A similar framework was applied to Nawy Shares FZCO, the entity behind SmartCrowd, which also received an IPA for broker-dealer services. The approval reflects VARA’s growing comfort with tokenized and fractionalized investment structures when they are positioned within controlled distribution models and established investor protection frameworks. It also underlines the regulator’s view of tokenization as an extension of regulated financial activity rather than a standalone Web3 experiment.
Other approvals issued during the same period point to a selective openness toward more complex business models. Automata FZE, operating under the Vancelian brand, was granted an IPA covering management and investment services, lending and borrowing, advisory services, and broker-dealer activities. Amber Premium FZE received approval across a similarly broad scope, suggesting that VARA remains willing to consider multi-activity permissions where operational maturity and risk controls are clearly demonstrated.
Not all approvals were oriented toward asset-heavy or balance-sheet-driven activities. ZEPLY GLOBAL ME FZCO was authorized for advisory and broker-dealer services, highlighting VARA’s continued openness to service-provider and payments-adjacent models that limit custody and direct asset exposure.
With one exception, the firms granted IPAs during this period are already familiar names within Dubai’s virtual asset and fintech landscape, either through prior regulatory engagement, regional operations, or established business lines. The concentration of known operators suggests that VARA’s year-end push was less about expanding the regulatory perimeter and more about clearing mature applications that had already progressed through substantial parts of the review process.
Beyond the late-2025 approvals, the VARA public register itself offers an additional insight into how firms are navigating the UAE’s evolving regulatory landscape.

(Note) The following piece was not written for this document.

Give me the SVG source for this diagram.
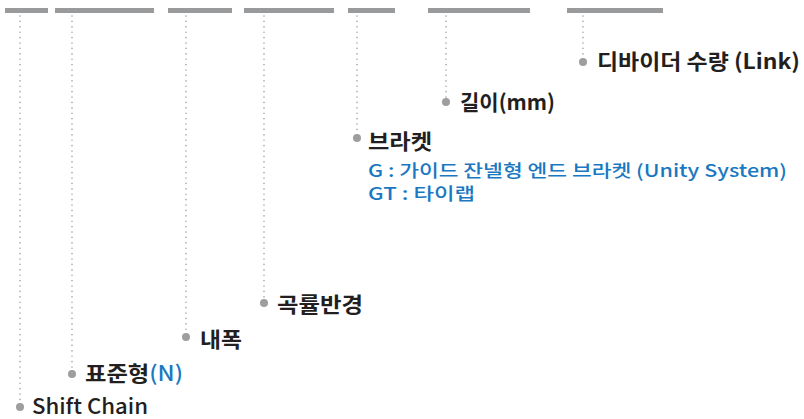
<svg xmlns="http://www.w3.org/2000/svg" width="804" height="419" viewBox="0 0 804 419">
<style>
.bar{fill:#999a9c}
.lead{stroke:#a6a7a9;stroke-width:1.6;stroke-dasharray:0.1 5.3;stroke-linecap:round;fill:none}
.dot{fill:#9d9ea0}
.lbl{font-family:"Noto Sans CJK KR","Noto Sans",sans-serif;font-weight:700;font-size:21px;fill:#231f20}
.en{font-family:"Noto Sans CJK KR","Noto Sans",sans-serif;font-weight:500;font-size:21px;fill:#231f20}
.blue{fill:#1a78c2}
.sub{font-family:"Noto Sans CJK KR","Noto Sans",sans-serif;font-weight:500;font-size:17.5px;fill:#1a78c2}
</style>
<rect width="804" height="419" fill="#ffffff"/>
<g id="bars">
<rect class="bar" x="5" y="8" width="43" height="5"/>
<rect class="bar" x="55" y="8" width="99" height="5"/>
<rect class="bar" x="168" y="8" width="64" height="5"/>
<rect class="bar" x="244" y="8" width="90" height="5"/>
<rect class="bar" x="348" y="8" width="47" height="5"/>
<rect class="bar" x="428" y="8" width="102" height="5"/>
<rect class="bar" x="567" y="8" width="96" height="5"/>
</g>
<g id="connectors">
<line class="lead" x1="20" y1="16" x2="20" y2="404"/>
<line class="lead" x1="72" y1="16" x2="72" y2="371"/>
<line class="lead" x1="186" y1="16" x2="186" y2="334"/>
<line class="lead" x1="264" y1="16" x2="264" y2="300"/>
<line class="lead" x1="357" y1="16" x2="357" y2="135"/>
<line class="lead" x1="446" y1="16" x2="446" y2="99"/>
<line class="lead" x1="583" y1="16" x2="583" y2="59"/>
</g>
<g id="shift-chain">
<circle class="dot" cx="20" cy="407" r="4"/>
<text class="en" x="32" y="414" textLength="116" lengthAdjust="spacingAndGlyphs">Shift Chain</text>
</g>
<g id="standard">
<circle class="dot" cx="72" cy="374" r="4"/>
<text class="lbl" x="85" y="381" textLength="98" lengthAdjust="spacingAndGlyphs">표준형<tspan class="blue" font-weight="500">(N)</tspan></text>
</g>
<g id="inner-width">
<circle class="dot" cx="186" cy="337" r="4"/>
<text class="lbl" x="200" y="347" textLength="42" lengthAdjust="spacingAndGlyphs">내폭</text>
</g>
<g id="bend-radius">
<circle class="dot" cx="264" cy="303" r="4"/>
<text class="lbl" x="277" y="312" textLength="86" lengthAdjust="spacingAndGlyphs">곡률반경</text>
</g>
<g id="bracket">
<circle class="dot" cx="357" cy="138" r="4"/>
<text class="lbl" x="368" y="149" textLength="64" lengthAdjust="spacingAndGlyphs">브라켓</text>
<text class="sub" x="368" y="177" textLength="419" lengthAdjust="spacingAndGlyphs">G : 가이드 잔넬형 엔드 브라켓 (Unity System)</text>
<text class="sub" x="368" y="200" textLength="107" lengthAdjust="spacingAndGlyphs">GT : 타이랩</text>
</g>
<g id="length">
<circle class="dot" cx="446" cy="102" r="4"/>
<text class="lbl" x="460" y="110" textLength="95" lengthAdjust="spacingAndGlyphs">길이(mm)</text>
</g>
<g id="divider">
<circle class="dot" cx="583" cy="62" r="4"/>
<text class="lbl" x="597" y="69" textLength="203" lengthAdjust="spacingAndGlyphs">디바이더 수량 (Link)</text>
</g>
</svg>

Bybit, which received an in-principle approval from VARA on 21 August 2024, continues to appear on the register despite having since secured a VASP license from the UAE’s federal regulator, the Securities and Commodities Authority. The fact that the VARA IPA remains active suggests that the application was not withdrawn, pointing to a parallel or optional regulatory strategy rather than a clean jurisdictional switch.
Taken together, these signals point to a regulator focused on formalizing market structure rather than encouraging rapid expansion. Broker-dealer services continue to emerge as the preferred regulatory wrapper, while tokenization is increasingly being absorbed into conventional capital markets logic. At the same time, VARA has shown restraint by reserving broader permissions for firms that demonstrate readiness to operate under sustained supervision.
As the market moves deeper into 2026, the more meaningful test for approved entities will be execution. Transitioning from an in-principle approval to a fully operational license requires capital commitment, system readiness, and ongoing regulatory engagement — a stage where many applicants historically slow down or fall away.
VARA’s year-end activity therefore sets a clear expectation for the year ahead: regulatory access is available, but durability will depend on operational substance rather than announcements. Whether this momentum results in a smaller yet more resilient group of licensed virtual asset firms will become clearer as 2026 unfolds.